Any help is greatly appreciated.

Thank you very much.

Could you use num_workers=0 and rerun your code to see if a better error message might be raised?

Hi Patrick. Thank you for your feedback. When I set the workers to zero and rerun the code, I get the following error:

NotImplementedError: Subclasses of Dataset should implement getitem.

Ah great! Replace the __getindex__ function name with __getitem__.

Hi Patrick,

Thank you. I replaced “getindex” with “getitem” and now it says the following:

FileNotFoundError: [Errno 2] No such file or directory: ‘train_data.xlsx’

The issue appears to stem from the line in “getitem” that tries to load the data. The odd thing is that this file does indeed exist and is titled as shown above. Not quite sure what to do from here. Thank you again for all your help! I appreciate it very much!

The full traceback is this:

Traceback (most recent call last):

File “C:\Users\johnt\Documents\SDSU\Thesis\Room Acoustics\PyRoom Acoustics\CNN and Data Generator\CNN Model\CNN_Model_3_NGrid_2592_Lazy_data_loader.py”, line 190, in
MUSIC_data, labels = next(dataiter)

File “C:\Users\johnt\anaconda3\lib\site-packages\torch\utils\data\dataloader.py”, line 631, in next
data = self._next_data()

File “C:\Users\johnt\anaconda3\lib\site-packages\torch\utils\data\dataloader.py”, line 675, in _next_data
data = self._dataset_fetcher.fetch(index) # may raise StopIteration

File “C:\Users\johnt\anaconda3\lib\site-packages\torch\utils\data_utils\fetch.py”, line 51, in fetch
data = [self.dataset[idx] for idx in possibly_batched_index]
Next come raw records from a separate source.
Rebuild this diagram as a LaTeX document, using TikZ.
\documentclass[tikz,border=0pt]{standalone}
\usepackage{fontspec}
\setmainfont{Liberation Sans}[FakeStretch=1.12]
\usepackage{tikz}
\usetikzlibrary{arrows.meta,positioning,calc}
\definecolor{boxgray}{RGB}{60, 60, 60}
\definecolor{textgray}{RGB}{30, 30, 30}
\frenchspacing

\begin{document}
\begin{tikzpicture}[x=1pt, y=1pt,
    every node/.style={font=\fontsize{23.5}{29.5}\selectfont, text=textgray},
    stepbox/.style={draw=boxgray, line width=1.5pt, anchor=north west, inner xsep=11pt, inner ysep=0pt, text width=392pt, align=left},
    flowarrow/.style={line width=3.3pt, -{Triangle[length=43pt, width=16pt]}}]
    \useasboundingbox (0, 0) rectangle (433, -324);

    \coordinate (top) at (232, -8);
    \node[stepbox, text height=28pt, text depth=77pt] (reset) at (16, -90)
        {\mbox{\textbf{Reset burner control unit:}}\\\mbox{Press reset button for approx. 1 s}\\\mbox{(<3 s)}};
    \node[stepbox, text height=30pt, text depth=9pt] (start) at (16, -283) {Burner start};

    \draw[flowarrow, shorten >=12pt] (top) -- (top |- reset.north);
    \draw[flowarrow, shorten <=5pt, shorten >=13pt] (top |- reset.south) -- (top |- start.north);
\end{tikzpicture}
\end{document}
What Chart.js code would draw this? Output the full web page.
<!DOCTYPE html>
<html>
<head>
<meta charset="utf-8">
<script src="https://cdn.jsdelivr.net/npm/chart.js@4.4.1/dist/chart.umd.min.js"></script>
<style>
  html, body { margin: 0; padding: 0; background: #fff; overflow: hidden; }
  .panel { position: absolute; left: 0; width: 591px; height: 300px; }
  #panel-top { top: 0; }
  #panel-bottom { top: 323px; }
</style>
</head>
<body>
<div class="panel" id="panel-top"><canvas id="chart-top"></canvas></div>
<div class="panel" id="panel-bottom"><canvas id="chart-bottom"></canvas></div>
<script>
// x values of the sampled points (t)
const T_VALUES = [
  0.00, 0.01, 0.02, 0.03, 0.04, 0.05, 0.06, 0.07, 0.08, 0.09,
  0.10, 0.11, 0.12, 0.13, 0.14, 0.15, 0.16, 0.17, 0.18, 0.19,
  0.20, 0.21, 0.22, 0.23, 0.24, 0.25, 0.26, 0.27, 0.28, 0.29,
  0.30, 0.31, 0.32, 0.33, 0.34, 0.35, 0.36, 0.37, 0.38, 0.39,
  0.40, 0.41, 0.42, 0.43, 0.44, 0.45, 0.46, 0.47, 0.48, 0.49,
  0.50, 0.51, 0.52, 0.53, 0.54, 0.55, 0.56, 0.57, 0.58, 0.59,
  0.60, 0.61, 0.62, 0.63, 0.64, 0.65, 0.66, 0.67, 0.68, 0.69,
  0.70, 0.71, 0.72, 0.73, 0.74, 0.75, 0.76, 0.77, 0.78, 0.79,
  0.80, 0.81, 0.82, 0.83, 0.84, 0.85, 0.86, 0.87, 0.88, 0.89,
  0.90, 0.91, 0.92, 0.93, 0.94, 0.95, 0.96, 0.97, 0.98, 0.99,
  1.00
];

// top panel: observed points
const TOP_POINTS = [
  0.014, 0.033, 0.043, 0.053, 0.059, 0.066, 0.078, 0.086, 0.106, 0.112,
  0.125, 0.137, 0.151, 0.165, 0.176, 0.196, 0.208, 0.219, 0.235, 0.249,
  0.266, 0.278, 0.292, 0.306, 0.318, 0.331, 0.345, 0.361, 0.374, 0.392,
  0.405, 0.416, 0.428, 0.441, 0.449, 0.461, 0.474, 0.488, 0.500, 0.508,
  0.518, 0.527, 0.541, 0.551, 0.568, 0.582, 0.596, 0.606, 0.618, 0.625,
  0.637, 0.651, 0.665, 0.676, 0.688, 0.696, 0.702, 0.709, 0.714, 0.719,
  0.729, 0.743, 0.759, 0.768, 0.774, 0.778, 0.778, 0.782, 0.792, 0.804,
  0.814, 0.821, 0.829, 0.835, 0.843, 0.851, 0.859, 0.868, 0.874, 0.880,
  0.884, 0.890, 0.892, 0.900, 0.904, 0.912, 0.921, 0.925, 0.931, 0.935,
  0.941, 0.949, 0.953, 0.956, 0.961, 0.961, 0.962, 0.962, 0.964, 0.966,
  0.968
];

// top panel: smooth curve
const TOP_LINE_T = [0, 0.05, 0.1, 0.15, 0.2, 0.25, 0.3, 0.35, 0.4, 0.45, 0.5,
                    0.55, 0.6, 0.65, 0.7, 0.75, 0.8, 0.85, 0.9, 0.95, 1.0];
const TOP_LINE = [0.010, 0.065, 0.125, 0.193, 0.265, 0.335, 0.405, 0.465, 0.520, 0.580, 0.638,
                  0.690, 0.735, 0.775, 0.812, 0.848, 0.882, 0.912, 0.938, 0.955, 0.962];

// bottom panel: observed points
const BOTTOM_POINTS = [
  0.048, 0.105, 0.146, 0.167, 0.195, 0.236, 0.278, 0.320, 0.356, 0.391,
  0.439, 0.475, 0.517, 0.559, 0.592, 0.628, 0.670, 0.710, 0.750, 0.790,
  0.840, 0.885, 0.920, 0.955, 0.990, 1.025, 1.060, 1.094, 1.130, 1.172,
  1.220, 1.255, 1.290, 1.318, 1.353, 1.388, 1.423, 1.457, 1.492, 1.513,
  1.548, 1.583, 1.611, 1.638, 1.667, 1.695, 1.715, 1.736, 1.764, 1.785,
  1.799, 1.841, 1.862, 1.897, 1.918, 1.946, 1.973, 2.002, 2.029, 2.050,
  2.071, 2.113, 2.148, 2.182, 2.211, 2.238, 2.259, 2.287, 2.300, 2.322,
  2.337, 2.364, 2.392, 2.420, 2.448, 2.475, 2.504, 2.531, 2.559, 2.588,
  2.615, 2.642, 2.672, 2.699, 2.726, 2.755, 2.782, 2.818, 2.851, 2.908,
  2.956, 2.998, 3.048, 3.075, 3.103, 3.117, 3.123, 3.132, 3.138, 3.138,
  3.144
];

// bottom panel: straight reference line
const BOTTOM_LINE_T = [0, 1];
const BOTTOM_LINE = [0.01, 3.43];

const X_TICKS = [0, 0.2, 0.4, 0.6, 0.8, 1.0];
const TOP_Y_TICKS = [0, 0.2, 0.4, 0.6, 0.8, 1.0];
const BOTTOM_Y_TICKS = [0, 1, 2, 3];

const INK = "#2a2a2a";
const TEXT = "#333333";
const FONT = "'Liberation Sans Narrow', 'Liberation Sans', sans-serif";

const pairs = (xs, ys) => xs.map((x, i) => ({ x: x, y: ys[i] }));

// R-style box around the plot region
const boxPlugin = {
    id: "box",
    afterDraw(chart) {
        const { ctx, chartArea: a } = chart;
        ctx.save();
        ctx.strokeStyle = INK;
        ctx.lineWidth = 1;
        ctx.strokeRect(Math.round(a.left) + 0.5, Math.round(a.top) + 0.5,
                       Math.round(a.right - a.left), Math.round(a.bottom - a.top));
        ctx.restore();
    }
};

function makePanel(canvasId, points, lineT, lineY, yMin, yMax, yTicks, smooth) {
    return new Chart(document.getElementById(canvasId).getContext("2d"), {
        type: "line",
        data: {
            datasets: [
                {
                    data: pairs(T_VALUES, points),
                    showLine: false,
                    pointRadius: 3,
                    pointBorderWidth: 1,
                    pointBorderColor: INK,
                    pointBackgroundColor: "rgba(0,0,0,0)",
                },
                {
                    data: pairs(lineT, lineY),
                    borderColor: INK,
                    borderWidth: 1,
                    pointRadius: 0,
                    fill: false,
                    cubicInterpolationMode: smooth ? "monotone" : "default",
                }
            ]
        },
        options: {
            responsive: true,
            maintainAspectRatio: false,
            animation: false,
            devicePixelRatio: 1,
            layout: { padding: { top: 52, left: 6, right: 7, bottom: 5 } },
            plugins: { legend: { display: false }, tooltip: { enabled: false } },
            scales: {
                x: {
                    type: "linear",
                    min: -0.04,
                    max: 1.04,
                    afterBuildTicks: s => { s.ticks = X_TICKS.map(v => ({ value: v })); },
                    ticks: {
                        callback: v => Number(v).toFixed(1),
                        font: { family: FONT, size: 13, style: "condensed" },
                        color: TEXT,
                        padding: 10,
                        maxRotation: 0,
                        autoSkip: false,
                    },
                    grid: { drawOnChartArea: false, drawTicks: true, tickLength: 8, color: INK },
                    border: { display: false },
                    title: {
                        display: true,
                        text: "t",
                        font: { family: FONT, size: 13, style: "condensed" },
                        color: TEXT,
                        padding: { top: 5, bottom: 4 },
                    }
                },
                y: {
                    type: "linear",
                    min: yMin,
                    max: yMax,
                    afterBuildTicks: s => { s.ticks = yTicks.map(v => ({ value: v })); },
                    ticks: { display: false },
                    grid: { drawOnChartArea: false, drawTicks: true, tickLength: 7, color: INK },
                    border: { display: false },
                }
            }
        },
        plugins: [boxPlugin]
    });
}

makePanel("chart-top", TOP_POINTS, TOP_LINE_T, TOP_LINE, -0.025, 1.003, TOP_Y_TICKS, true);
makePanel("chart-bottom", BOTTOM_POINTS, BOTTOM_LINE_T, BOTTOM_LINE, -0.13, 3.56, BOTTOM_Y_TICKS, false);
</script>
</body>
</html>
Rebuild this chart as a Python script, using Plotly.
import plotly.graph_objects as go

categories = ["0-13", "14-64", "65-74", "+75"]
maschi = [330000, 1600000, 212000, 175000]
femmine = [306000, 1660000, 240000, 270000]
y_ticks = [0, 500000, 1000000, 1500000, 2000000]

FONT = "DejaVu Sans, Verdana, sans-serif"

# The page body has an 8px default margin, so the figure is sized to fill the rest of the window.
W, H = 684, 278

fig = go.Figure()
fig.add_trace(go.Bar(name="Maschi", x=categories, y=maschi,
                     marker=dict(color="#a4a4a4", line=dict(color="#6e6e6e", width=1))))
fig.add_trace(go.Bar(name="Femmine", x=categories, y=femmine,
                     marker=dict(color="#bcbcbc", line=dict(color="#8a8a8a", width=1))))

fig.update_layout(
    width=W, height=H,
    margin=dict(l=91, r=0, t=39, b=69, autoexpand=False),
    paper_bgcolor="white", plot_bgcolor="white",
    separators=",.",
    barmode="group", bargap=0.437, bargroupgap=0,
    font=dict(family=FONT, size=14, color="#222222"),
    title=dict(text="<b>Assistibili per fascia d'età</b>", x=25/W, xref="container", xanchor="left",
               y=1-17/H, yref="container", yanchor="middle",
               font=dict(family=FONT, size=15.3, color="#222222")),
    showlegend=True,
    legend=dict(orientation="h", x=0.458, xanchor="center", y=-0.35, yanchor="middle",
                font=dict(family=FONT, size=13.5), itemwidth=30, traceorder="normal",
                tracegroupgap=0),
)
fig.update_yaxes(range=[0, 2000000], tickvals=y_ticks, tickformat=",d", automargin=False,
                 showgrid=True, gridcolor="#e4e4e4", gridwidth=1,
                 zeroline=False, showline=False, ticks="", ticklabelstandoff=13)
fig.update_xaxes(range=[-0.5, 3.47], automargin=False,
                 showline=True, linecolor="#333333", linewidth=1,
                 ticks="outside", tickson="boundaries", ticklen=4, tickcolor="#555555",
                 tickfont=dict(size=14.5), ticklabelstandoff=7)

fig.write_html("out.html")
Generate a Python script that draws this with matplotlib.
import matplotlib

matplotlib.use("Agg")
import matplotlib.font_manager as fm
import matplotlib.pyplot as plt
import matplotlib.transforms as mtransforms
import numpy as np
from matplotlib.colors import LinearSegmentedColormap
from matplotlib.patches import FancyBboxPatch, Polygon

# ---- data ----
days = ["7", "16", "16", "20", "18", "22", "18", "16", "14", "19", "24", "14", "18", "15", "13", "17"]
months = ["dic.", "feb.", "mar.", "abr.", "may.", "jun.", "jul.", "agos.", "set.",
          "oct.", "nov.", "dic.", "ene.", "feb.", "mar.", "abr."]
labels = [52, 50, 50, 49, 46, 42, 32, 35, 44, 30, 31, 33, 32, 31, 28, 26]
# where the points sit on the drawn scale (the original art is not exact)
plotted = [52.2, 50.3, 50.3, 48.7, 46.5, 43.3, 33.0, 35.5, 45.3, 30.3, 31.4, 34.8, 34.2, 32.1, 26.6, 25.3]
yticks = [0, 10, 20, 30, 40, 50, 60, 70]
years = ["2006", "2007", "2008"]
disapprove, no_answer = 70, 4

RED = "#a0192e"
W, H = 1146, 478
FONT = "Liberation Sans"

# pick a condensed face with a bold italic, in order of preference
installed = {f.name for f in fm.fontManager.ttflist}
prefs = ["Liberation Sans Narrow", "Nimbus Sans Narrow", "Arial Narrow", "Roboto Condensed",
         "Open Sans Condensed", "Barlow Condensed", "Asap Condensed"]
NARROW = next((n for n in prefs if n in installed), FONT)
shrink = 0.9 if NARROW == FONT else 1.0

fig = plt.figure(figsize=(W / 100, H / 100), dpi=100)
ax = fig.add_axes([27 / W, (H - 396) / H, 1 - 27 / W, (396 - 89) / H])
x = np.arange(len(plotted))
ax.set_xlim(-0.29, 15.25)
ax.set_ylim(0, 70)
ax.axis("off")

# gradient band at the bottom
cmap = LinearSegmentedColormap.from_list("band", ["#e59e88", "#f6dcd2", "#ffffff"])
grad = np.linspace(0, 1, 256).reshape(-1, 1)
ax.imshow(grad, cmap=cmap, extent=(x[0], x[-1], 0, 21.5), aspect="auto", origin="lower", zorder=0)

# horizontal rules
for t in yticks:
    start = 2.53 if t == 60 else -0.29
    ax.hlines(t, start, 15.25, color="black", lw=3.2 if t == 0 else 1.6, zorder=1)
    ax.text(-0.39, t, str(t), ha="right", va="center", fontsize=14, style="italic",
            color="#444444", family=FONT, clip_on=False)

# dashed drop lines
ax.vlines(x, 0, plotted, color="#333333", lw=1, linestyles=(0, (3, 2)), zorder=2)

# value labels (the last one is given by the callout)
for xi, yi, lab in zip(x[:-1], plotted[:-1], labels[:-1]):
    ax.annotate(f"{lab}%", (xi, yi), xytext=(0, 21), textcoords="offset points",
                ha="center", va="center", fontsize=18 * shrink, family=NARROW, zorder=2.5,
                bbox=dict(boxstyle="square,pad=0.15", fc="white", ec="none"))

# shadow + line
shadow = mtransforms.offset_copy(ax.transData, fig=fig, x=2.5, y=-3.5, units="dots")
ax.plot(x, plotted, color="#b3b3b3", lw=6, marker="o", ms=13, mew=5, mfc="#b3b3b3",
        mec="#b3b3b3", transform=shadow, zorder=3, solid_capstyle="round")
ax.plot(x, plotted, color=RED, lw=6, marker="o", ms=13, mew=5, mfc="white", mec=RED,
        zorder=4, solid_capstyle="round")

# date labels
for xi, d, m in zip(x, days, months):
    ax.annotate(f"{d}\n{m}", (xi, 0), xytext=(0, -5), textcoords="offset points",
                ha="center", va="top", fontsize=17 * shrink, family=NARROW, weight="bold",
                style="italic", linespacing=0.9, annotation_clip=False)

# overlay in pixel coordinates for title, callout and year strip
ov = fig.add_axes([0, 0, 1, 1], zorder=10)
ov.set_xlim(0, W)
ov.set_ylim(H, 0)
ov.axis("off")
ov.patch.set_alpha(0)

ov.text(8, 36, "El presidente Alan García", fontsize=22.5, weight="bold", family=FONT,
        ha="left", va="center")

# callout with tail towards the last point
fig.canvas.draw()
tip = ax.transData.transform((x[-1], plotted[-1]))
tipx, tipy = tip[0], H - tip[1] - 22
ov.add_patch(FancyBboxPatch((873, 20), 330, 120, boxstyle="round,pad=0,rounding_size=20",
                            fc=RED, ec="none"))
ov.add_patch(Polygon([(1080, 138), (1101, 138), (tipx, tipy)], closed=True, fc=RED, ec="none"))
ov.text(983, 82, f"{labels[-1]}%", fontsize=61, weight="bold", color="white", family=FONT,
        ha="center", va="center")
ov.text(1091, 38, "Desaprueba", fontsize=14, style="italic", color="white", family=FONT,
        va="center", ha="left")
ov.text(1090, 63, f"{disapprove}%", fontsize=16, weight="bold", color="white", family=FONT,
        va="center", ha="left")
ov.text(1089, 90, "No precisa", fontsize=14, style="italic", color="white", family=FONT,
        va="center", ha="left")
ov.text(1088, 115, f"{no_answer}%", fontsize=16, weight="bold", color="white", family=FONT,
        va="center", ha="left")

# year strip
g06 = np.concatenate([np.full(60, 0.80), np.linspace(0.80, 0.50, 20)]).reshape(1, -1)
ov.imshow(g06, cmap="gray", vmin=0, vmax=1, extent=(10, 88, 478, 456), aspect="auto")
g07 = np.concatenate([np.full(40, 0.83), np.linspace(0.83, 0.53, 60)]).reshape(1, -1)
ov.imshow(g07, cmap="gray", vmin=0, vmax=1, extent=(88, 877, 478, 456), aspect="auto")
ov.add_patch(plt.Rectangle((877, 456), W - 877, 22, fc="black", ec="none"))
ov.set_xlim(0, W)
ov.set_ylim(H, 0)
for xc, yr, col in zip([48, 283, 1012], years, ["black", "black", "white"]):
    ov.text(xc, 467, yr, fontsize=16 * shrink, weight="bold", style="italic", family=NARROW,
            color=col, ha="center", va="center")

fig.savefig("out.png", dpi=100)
File “C:\Users\johnt\anaconda3\lib\site-packages\torch\utils\data_utils\fetch.py”, line 51, in
data = [self.dataset[idx] for idx in possibly_batched_index]

File “C:\Users\johnt\Documents\SDSU\Thesis\Room Acoustics\PyRoom Acoustics\CNN and Data Generator\CNN Model\CNN_Model_3_NGrid_2592_Lazy_data_loader.py”, line 171, in getitem
return torch.load(self.data_files[idx]) # orignal line

File “C:\Users\johnt\anaconda3\lib\site-packages\torch\serialization.py”, line 998, in load
with _open_file_like(f, ‘rb’) as opened_file:

File “C:\Users\johnt\anaconda3\lib\site-packages\torch\serialization.py”, line 445, in _open_file_like
return _open_file(name_or_buffer, mode)

File “C:\Users\johnt\anaconda3\lib\site-packages\torch\serialization.py”, line 426, in init
super().init(open(name, mode))

FileNotFoundError: [Errno 2] No such file or directory: ‘train_data.xlsx’

Depending on the passed path to os.listdir you might need to recreate the full path again while trying to loading the data.
E.g. if you’ve used self.data_files = os.listdir("/home/myusername/data"), you would need to load the data later using the same path: torch.load("/home/myusername/data/" + self.data_files[idx]).

With that being said, it seems you are trying to load a Microsoft Excel spreadsheet, which will fail as PyTorch won’t be able to open it.